Liputan6.com, San Francisco - CEO Uber Travis Kalanick secara resmi mengumumkan akan mengambil periode cuti panjang. Meski tidak diketahui kapan ia akan kembali, Kalanick berjanji bakal berubah menjadi pribadi yang lebih baik demi masa depan Uber dan para karyawannya.

Pertimbangan Kalanick untuk hiatus dari Uber, juga merupakan rujukan dari dewan direksi perusahaan.

Mereka menilai, Kalanick menjadi salah satu pemicu kemelut yang terjadi di perusahaan. Sosoknya yang temperamental, 'nyeleneh', dan terkadang terlalu kelewat bebas, dianggap harus diperbaiki selama ia menghabiskan masa cutinya.

Kepergian sementara orang nomor satu di Uber itu, malah dipandang pesimistis oleh Richard Branson, pendiri dari Virgin Group Amerika Serikat.

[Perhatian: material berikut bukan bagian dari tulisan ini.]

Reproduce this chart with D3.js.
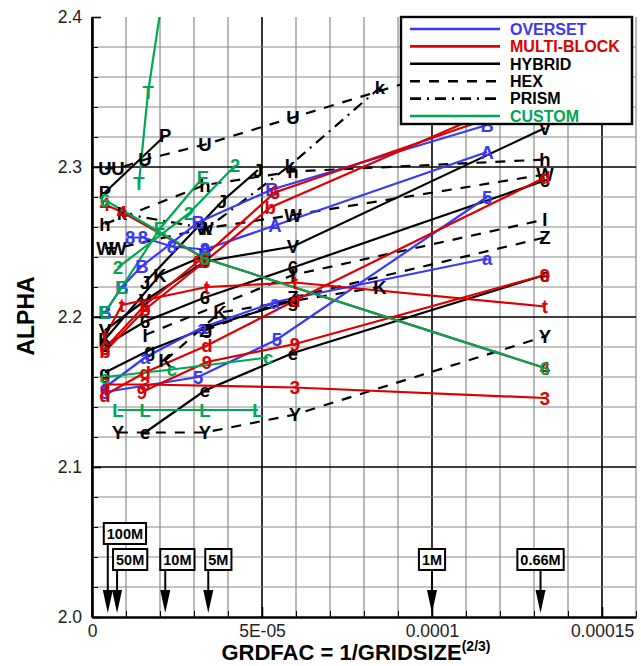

Menurutnya, Kalanick seharusnya tidak memilih untuk cuti. Ia malah menyarankan Kalanick untuk meninggalkan Uber secara permanen.

“Saya pikir, ia harus hengkang. Dan malah, ia seharusnya resign dari Uber bertahun-tahun yang lalu,” kata Branson sebagaimana Tekno Liputan6.com kutip via Business Insider, Jumat (16/6/2017).

Menurut miliarder pemilik maskapai Virgin ini, seorang entrepreneur seperti Kalanick memang memiliki ide dan inovasi brilian dalam berbisnis. Meski begitu, seorang entrepreneur bukan berarti bisa memimpin sebuah perusahaan besar.

“Travis Kalanick tentu bukan tipe orang yang pandai memimpin. Ia seharusnya sadar akan kekurangan ini, dan alangkah lebih baik jika ia memaksimalkan potensi yang dimiliki untuk Uber tapi bukan sebagai CEO,” lanjut Branson.

Branson juga memberikan saran untuk Uber soal pertimbangan cuti panjang Kalanick. Menurutnya, berbenah kultur perusahaan bukan jadi jaminan.

“Saran yang bisa saya kasih adalah coba cari orang yang lebih baik (dari Kalanick), yang bisa mengayomi dengan budaya kerja santun, yang bisa mengatur semuanya dalam skala harian,” pungkasnya.

Reputasi Uber di negara asalnya sendiri, Amerika Serikat, memang kurang baik. Banyak kabar miring yang beredar, mengungkap seperti apa bobroknya kultur perusahaan.

Sebutlah mulai dari banyak karyawan yang merendahkan karyawan wanita, lolos dari kejaran aparat, insiden pelecehan seksual hingga memecat 20 karyawan, dan masih banyak lagi.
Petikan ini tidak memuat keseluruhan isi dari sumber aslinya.